Just before Christmas, the powers that be in Brussels emerged from their coffee-fuelled bunker after 6 months of discussion to announce that the trilogue negotiations for a new General Data Protection Regulation between the Parliament, Commission and Council had concluded. In principle, this means that a revised Data Protection Regulation text has been agreed, over 6 years after the idea was initially proposed. The full version still needs to be ratified by Parliament (not a straightforward process by any means) and in reality, there are a number of steps to be completed but there is no doubt that for the future of marketing and the use of personal data, this is a significant development. Overall, it appears that a more business friendly version of the text has been agreed than previously thought – which is better news for the direct marketing industry.
The main points to consider in terms of how this may affect direct marketing activity are detailed as follows:
1. Consent
This has been a key focus of the discussions and is central to direct marketing. Under the agreed text, consent needs to be ‘unambiguous’ rather than ‘explicit’, which was a stricter definition. Crucially, under unambiguous consent, marketing permission for direct mail and telephone marketing can still be gained on an ‘opt-out’ or an ‘unsubscribe’ basis.
That said, the general rules on marketing permissions including the wording, where it is placed and how clear it needs to be to the consumer will be tightened up. According to the DMA, “days when consent could be buried in lengthy terms and conditions are numbered”.
2. Legitimate Interest
As a term, this refers to the legal reasons behind data processing. The agreed text acknowledges that the processing of personal data for marketing purposes can be carried out as a legitimate interest although an organisation would need to ensure that it can illustrate good cause to be able to rely on the legitimate interest angle. Many marketers will use legitimate interest as grounds for processing personal information if they are using the opt-out/unsubscribe data collection method
3. Definition of Personal Data
Personal data is any information that can relate to someone who can be identified directly or indirectly, specifically referenced by name, ID number, location data or online identifier. It was initially thought that the legislation would deem all online identifiers, including Cookies, as personal data which would have made online behavioural tracking extremely prohibitive for marketing. However, the agreed text states that, only Cookies placed by an Internet Provider, which can be linked back to an email address and therefore used to identify an individual, are deemed as personal data. Cookies placed by advertisers, which cannot be linked back to anything that can identify the individual, are unlikely to be classified as personal data – essentially, a sensible compromise.
4. Right to object
Individuals will have the right to object to any processing of personal information, including profiling at any time, without incurring a fee. If they object, you can no longer use their information for marketing purposes. While legitimate interest will be used by many marketers as grounds for processing data, the opportunity to opt-out must be brought to the attention of the individual in the first communication and be more obviously stated than maybe many organisations currently do so.
5. Profiling
Under previous versions of the text, there was a risk that individuals would have to give explicit consent or opt in for their information to be used profiling but the agreed text states that individuals can opt-out of profiling if they wish. However, they have no right to opt-out of profiling if they have already explicitly consented to it.

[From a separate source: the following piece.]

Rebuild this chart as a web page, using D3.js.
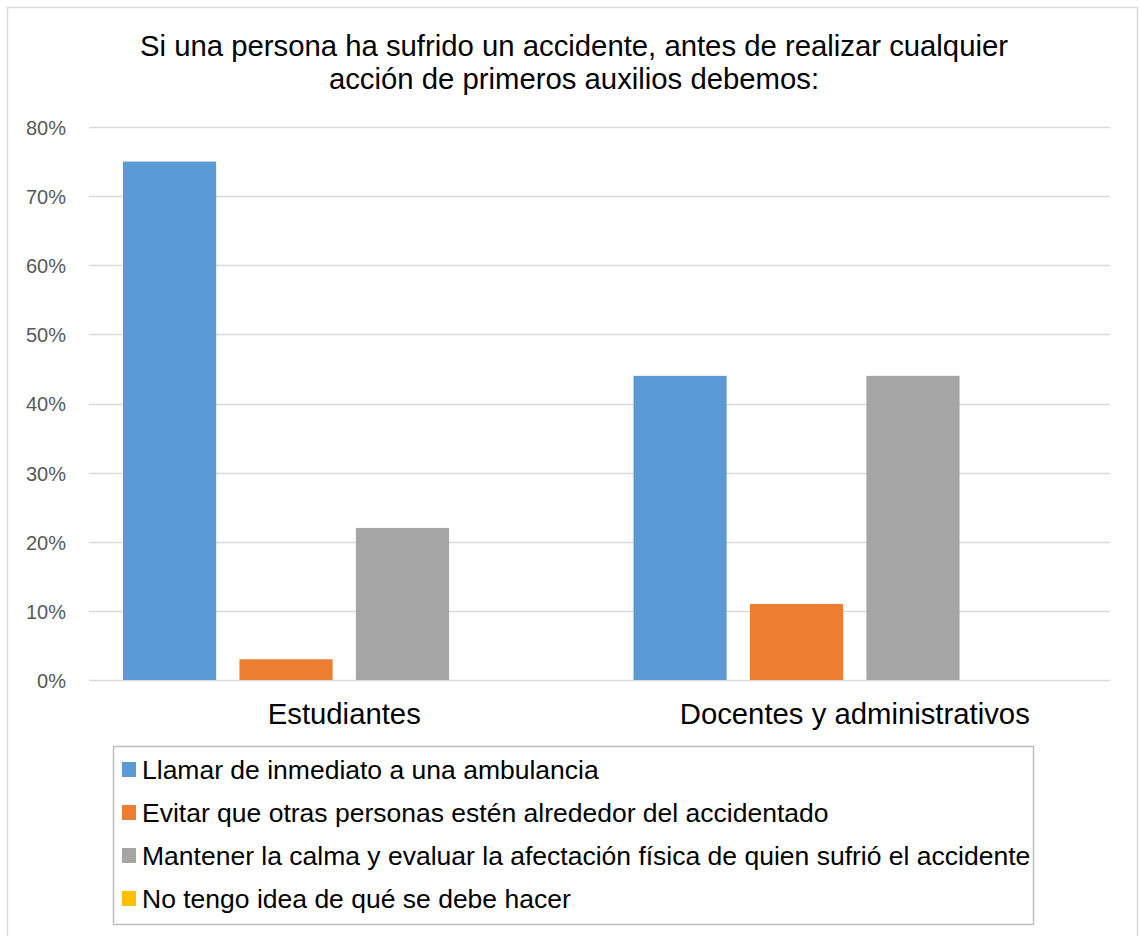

Overall, the new General Data Protection Regulation will enable individuals to have better control over the use of their data but at the same time, is seen as a strong compromise to allow businesses to make the most of advertising opportunities in the digital market. Earlier versions of the proposals were seen to be extremely prohibitive for many businesses and there are still several things to be wary of; for a breach of the new legislation, firms could be fined up to 4% of global turnover and there may also be a requirement to employ a data compliance officer for companies using or processing personal data.
The Civil Liberties Committee of the EU parliament approved the regulation on 17th December 2015. The next step is for the Regulation to be put to a vote in the EU parliament and separately by the EU Council of Ministers early in 2016. Once passed, and assuming it’s agreed in its current form, it will be introduced into the law of all 28 member states 2 years from then (around Q2 2018).